*Request*.
Exactly as written, quote every line that follows, skipping the images.

(Records with drawing code)
· · · · · · ·
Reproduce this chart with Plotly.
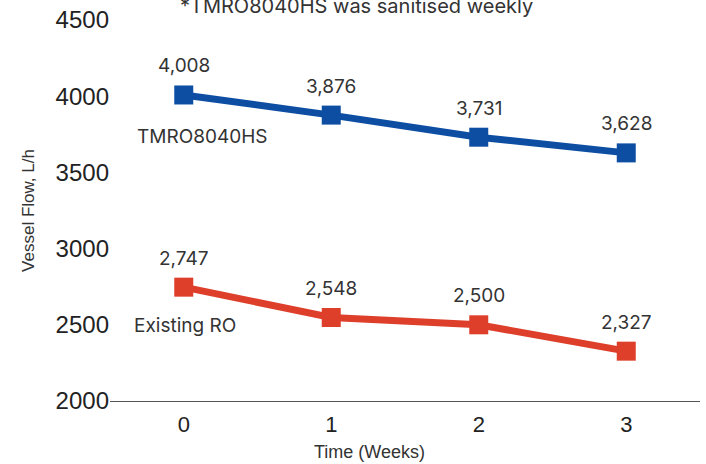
import plotly.graph_objects as go

weeks = ["0", "1", "2", "3"]
tmro_values = [4008, 3876, 3731, 3628]
existing_values = [2747, 2548, 2500, 2327]
series_names = ["TMRO8040HS", "Existing RO"]
title_text = "*TMRO8040HS was sanitised weekly"
y_ticks = [2000, 2500, 3000, 3500, 4000, 4500]

blue = "#0d4ea3"
red = "#de3f2b"
label_font = dict(family="Inter", size=19, color="#333333")
tick_font = dict(family="Liberation Sans", size=24, color="#222222")

fig = go.Figure()
for vals, color in [(tmro_values, blue), (existing_values, red)]:
    fig.add_trace(go.Scatter(
        x=weeks, y=vals, mode="lines+markers",
        line=dict(color=color, width=7),
        marker=dict(symbol="square", size=19, color=color),
        showlegend=False,
    ))
    for xv, yv in zip(weeks, vals):
        fig.add_annotation(x=xv, y=yv, text=f"{yv:,}", showarrow=False,
                           yshift=29, font=label_font)

fig.add_annotation(x=0, y=tmro_values[0], text=series_names[0], showarrow=False,
                   xshift=19, yshift=-42, font=label_font)
fig.add_annotation(x=0, y=existing_values[0], text=series_names[1], showarrow=False,
                   xshift=1, yshift=-38, font=label_font)

fig.add_annotation(xref="paper", yref="paper", x=0.417, y=1.0, yshift=14,
                   yanchor="middle", text=title_text, showarrow=False,
                   font=dict(family="Inter", size=20, color="#333333"))
fig.add_annotation(xref="paper", yref="paper", x=0.44, y=0, yshift=-51,
                   yanchor="middle", text="Time (Weeks)", showarrow=False,
                   font=dict(family="Liberation Sans", size=18, color="#333333"))

fig.update_layout(
    width=706, height=464,
    margin=dict(l=110, r=6, t=20, b=63),
    plot_bgcolor="white", paper_bgcolor="white",
    xaxis=dict(type="category", range=[-0.5, 3.5], showgrid=False,
               showline=True, linecolor="#555555", linewidth=1,
               ticks="", tickfont=dict(family="Liberation Sans", size=22, color="#222222"),
               ticklabelstandoff=4, automargin=False),
    yaxis=dict(range=[2000, 4500], tickvals=y_ticks, showgrid=False,
               showline=False, zeroline=False, ticks="",
               tickfont=tick_font, automargin=False,
               title=dict(text="Vessel Flow, L/h", standoff=16,
                          font=dict(family="Liberation Sans", size=17, color="#333333"))),
)

fig.write_html("out.html", config={"displayModeBar": False},
               post_script="document.body.style.margin='0';")
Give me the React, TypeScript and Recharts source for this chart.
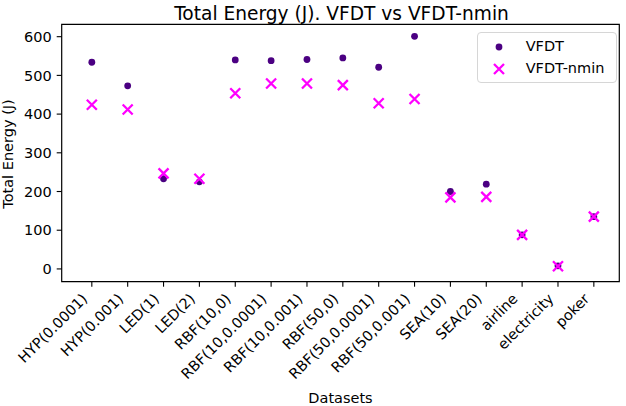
· · · · · · ·
*Response*.
Reproduce this chart with Plotly.
import plotly.graph_objects as go

weeks = ["0", "1", "2", "3"]
tmro_values = [4008, 3876, 3731, 3628]
existing_values = [2747, 2548, 2500, 2327]
series_names = ["TMRO8040HS", "Existing RO"]
title_text = "*TMRO8040HS was sanitised weekly"
y_ticks = [2000, 2500, 3000, 3500, 4000, 4500]

blue = "#0d4ea3"
red = "#de3f2b"
label_font = dict(family="Inter", size=19, color="#333333")
tick_font = dict(family="Liberation Sans", size=24, color="#222222")

fig = go.Figure()
for vals, color in [(tmro_values, blue), (existing_values, red)]:
    fig.add_trace(go.Scatter(
        x=weeks, y=vals, mode="lines+markers",
        line=dict(color=color, width=7),
        marker=dict(symbol="square", size=19, color=color),
        showlegend=False,
    ))
    for xv, yv in zip(weeks, vals):
        fig.add_annotation(x=xv, y=yv, text=f"{yv:,}", showarrow=False,
                           yshift=29, font=label_font)

fig.add_annotation(x=0, y=tmro_values[0], text=series_names[0], showarrow=False,
                   xshift=19, yshift=-42, font=label_font)
fig.add_annotation(x=0, y=existing_values[0], text=series_names[1], showarrow=False,
                   xshift=1, yshift=-38, font=label_font)

fig.add_annotation(xref="paper", yref="paper", x=0.417, y=1.0, yshift=14,
                   yanchor="middle", text=title_text, showarrow=False,
                   font=dict(family="Inter", size=20, color="#333333"))
fig.add_annotation(xref="paper", yref="paper", x=0.44, y=0, yshift=-51,
                   yanchor="middle", text="Time (Weeks)", showarrow=False,
                   font=dict(family="Liberation Sans", size=18, color="#333333"))

fig.update_layout(
    width=706, height=464,
    margin=dict(l=110, r=6, t=20, b=63),
    plot_bgcolor="white", paper_bgcolor="white",
    xaxis=dict(type="category", range=[-0.5, 3.5], showgrid=False,
               showline=True, linecolor="#555555", linewidth=1,
               ticks="", tickfont=dict(family="Liberation Sans", size=22, color="#222222"),
               ticklabelstandoff=4, automargin=False),
    yaxis=dict(range=[2000, 4500], tickvals=y_ticks, showgrid=False,
               showline=False, zeroline=False, ticks="",
               tickfont=tick_font, automargin=False,
               title=dict(text="Vessel Flow, L/h", standoff=16,
                          font=dict(family="Liberation Sans", size=17, color="#333333"))),
)

fig.write_html("out.html", config={"displayModeBar": False},
               post_script="document.body.style.margin='0';")
Give me the React, TypeScript and Recharts source for this chart.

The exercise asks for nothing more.